In Lebanon camps, Syria refugees slam Trump bar

Snow covers the ground on Saturday at a Syrian refugee camp on the outskirts of the eastern Lebanese city of Baalbek. (AFP)

BAR ELIAS, Lebanon: Shivering in their makeshift homes in camps in eastern Lebanon, Syrian refugees ask what they have done to deserve being barred from the United States.
On Friday, US President Donald Trump signed a sweeping new executive order to suspend refugee arrivals and impose tough controls on travelers from seven Muslim countries, including Syria.
More than one million Syrians have sought refuge in Lebanon from the devastating conflict in their homeland that has killed more than 310,000 people.
Over a third live in makeshift housing in the Bekaa valley near the Syrian border, where temperatures have dropped below freezing in recent days.
“What on earth have the Syrian people done to deserve this?” asks Abu Mahmoud Al-Ghol, standing in the cold at one informal camp in the Marj area.
“And to think it’s a democratic country doing it,” says the 44-year-old, who fled the Syrian town of Quseir with his six children to seek refuge in Lebanon.
“We reject the decision. But what can we do about?” he says, his face appearing tired and drawn above a salt-and-pepper beard.
Nearly six years of conflict in Syria have driven more than half the population from their homes, with many fleeing abroad.
Trump’s executive order cuts the number of refugees the United States plans to resettle in fiscal year 2017 — which is calculated from last October — from 110,000 to 50,000.
The United States has only let in 18,000 Syrian refugees since the war began in 2011, a former US official has said.
The United Nations on Saturday urged Trump to continue his country’s “long tradition” of welcoming refugees, regardless of race, nationality or religion.
At another informal camp in the Bekaa, a Syrian mother-of-four says Trump’s order is unjust.
“He has no right to take such a decision,” says Ibtisam Yusef, 41, her face wrapped in a green scarf.

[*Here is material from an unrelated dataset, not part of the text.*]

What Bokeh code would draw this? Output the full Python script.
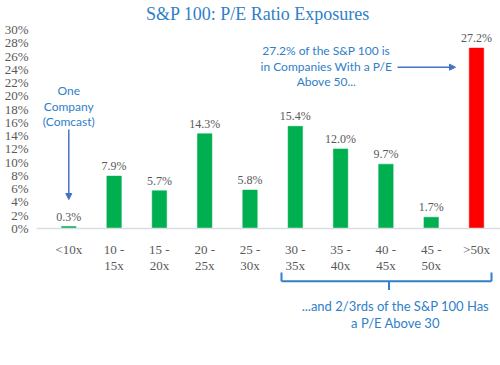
from bokeh.plotting import figure
from bokeh.models import (Range1d, FixedTicker, NumeralTickFormatter, Label, Arrow,
                          NormalHead, ColumnDataSource, LabelSet)
from bokeh.embed import file_html
from bokeh.resources import INLINE

# ---- data ----
categories = ["<10x", "10 -\n15x", "15 -\n20x", "20 -\n25x", "25 -\n30x",
              "30 -\n35x", "35 -\n40x", "40 -\n45x", "45 -\n50x", ">50x"]
values = [0.3, 7.9, 5.7, 14.3, 5.8, 15.4, 12.0, 9.7, 1.7, 27.2]
bar_colors = ["#00B050"] * 9 + ["#FF0000"]
y_ticks = [0, 2, 4, 6, 8, 10, 12, 14, 16, 18, 20, 22, 24, 26, 28, 30]

title_text = "S&P 100: P/E Ratio Exposures"
note_left = ["One", "Company", "(Comcast)"]
note_top = ["27.2% of the S&P 100 is", "in Companies With a P/E", "Above 50..."]
note_bottom = ["...and 2/3rds of the S&P 100 Has", "a P/E Above 30"]

BLUE = "#2F80C8"
ARROW = "#4472C4"
GRAY = "#595959"
SERIF = "Liberation Serif"
SANS = "Lato"

# picture-pixel -> data helpers for annotation layout
X0, XS = 68.3, 45.3      # x of first category, px per category
Y0, YS = 228.0, 663.3    # y of 0%, px per unit fraction
PAGE = 0                 # observed offset of the figure in the picture
W, H, LEFT = 500, 365, 36

def xd(px):
    return (px - X0) / XS

def yd(py):
    return (Y0 - py) / YS

xs = list(range(len(categories)))
src = ColumnDataSource(dict(x=xs, top=[v / 100 for v in values],
                            color=bar_colors,
                            label=[f"{v:.1f}%" for v in values]))

p = figure(width=W, height=H, output_backend="svg", toolbar_location=None,
           x_range=Range1d(xd(PAGE + LEFT), xd(PAGE + W)),
           y_range=Range1d(yd(PAGE + H), yd(PAGE)),
           min_border_left=LEFT, min_border_right=0, min_border_top=0,
           min_border_bottom=0, outline_line_color=None)
p.background_fill_color = "white"
p.border_fill_color = "white"
p.grid.visible = False

p.vbar(x="x", top="top", width=0.32, fill_color="color", line_color="color",
       line_width=0.5, source=src)

p.add_layout(LabelSet(x="x", y="top", text="label", source=src, text_align="center",
                      text_baseline="bottom", y_offset=3, text_font=SERIF,
                      text_font_size="12px", text_color=GRAY))

# axes
p.yaxis.ticker = FixedTicker(ticks=[t / 100 for t in y_ticks])
p.yaxis.formatter = NumeralTickFormatter(format="0%")
p.yaxis.axis_line_color = None
p.yaxis.major_tick_line_color = None
p.yaxis.minor_tick_line_color = None
p.yaxis.major_label_text_font = SERIF
p.yaxis.major_label_text_font_size = "13px"
p.yaxis.major_label_text_color = GRAY
p.yaxis.major_label_standoff = 2

p.xaxis.fixed_location = 0
p.xaxis.ticker = FixedTicker(ticks=xs)
p.xaxis.major_label_overrides = {i: c for i, c in zip(xs, categories)}
p.xaxis.axis_line_color = "#D9DDE3"
p.xaxis.axis_line_width = 1.5
p.xaxis.major_tick_line_color = None
p.xaxis.minor_tick_line_color = None
p.xaxis.major_label_text_font = SERIF
p.xaxis.major_label_text_font_size = "13px"
p.xaxis.major_label_text_color = GRAY
p.xaxis.major_label_text_line_height = 1.1
p.xaxis.major_label_standoff = 7


def text(t, px, py, size="12px", font=SANS, color=BLUE):
    p.add_layout(Label(x=xd(px), y=yd(py), text=t, text_align="center",
                       text_baseline="middle", text_font=font,
                       text_font_size=size, text_color=color))

text(title_text, 257.5, 13, size="18px", font=SERIF)
for i, t in enumerate(note_left):
    text(t, 68.3, 90 + 15.5 * i)
for i, t in enumerate(note_top):
    text(t, 325.8, 50 + 15.6 * i)
for i, t in enumerate(note_bottom):
    text(t, 395, 305 + 17.5 * i, size="13px")

head = lambda: NormalHead(size=6, fill_color=ARROW, line_color=ARROW)
p.add_layout(Arrow(x_start=xd(68.3), y_start=yd(129), x_end=xd(68.3), y_end=yd(199),
                   end=head(), line_color=ARROW, line_width=1.5))
p.add_layout(Arrow(x_start=xd(397), y_start=yd(66.7), x_end=xd(455), y_end=yd(66.7),
                   end=head(), line_color=ARROW, line_width=1.5))

# bracket
def seg(x0, y0, x1, y1):
    p.add_layout(Arrow(x_start=xd(x0), y_start=yd(y0), x_end=xd(x1), y_end=yd(y1),
                       end=None, line_color=BLUE, line_width=2))

seg(281, 280.7, 491, 280.7)
seg(281, 272, 281, 280.7)
seg(491, 272, 491, 280.7)
seg(388.5, 280.7, 388.5, 289.5)

open("out.html", "w").write(file_html(p, INLINE))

“What’s his problem if we enter the United States legally? What have we done to him?” she asks as stands outside her tent in the Bar Elias area.
Because Lebanon has not signed the 1951 UN Refugee Convention, it treats Syrians as foreigners, not refugees.
Syrian refugees struggle to get by in Lebanon despite aid from international organizations. Those who register for residency must pledge not to work.
“He should come and see how we live in the camps,” says Yusef, who fled her home in the rebel bastion of wastern Ghouta outside Damascus.
“He and European countries should show us some solidarity.”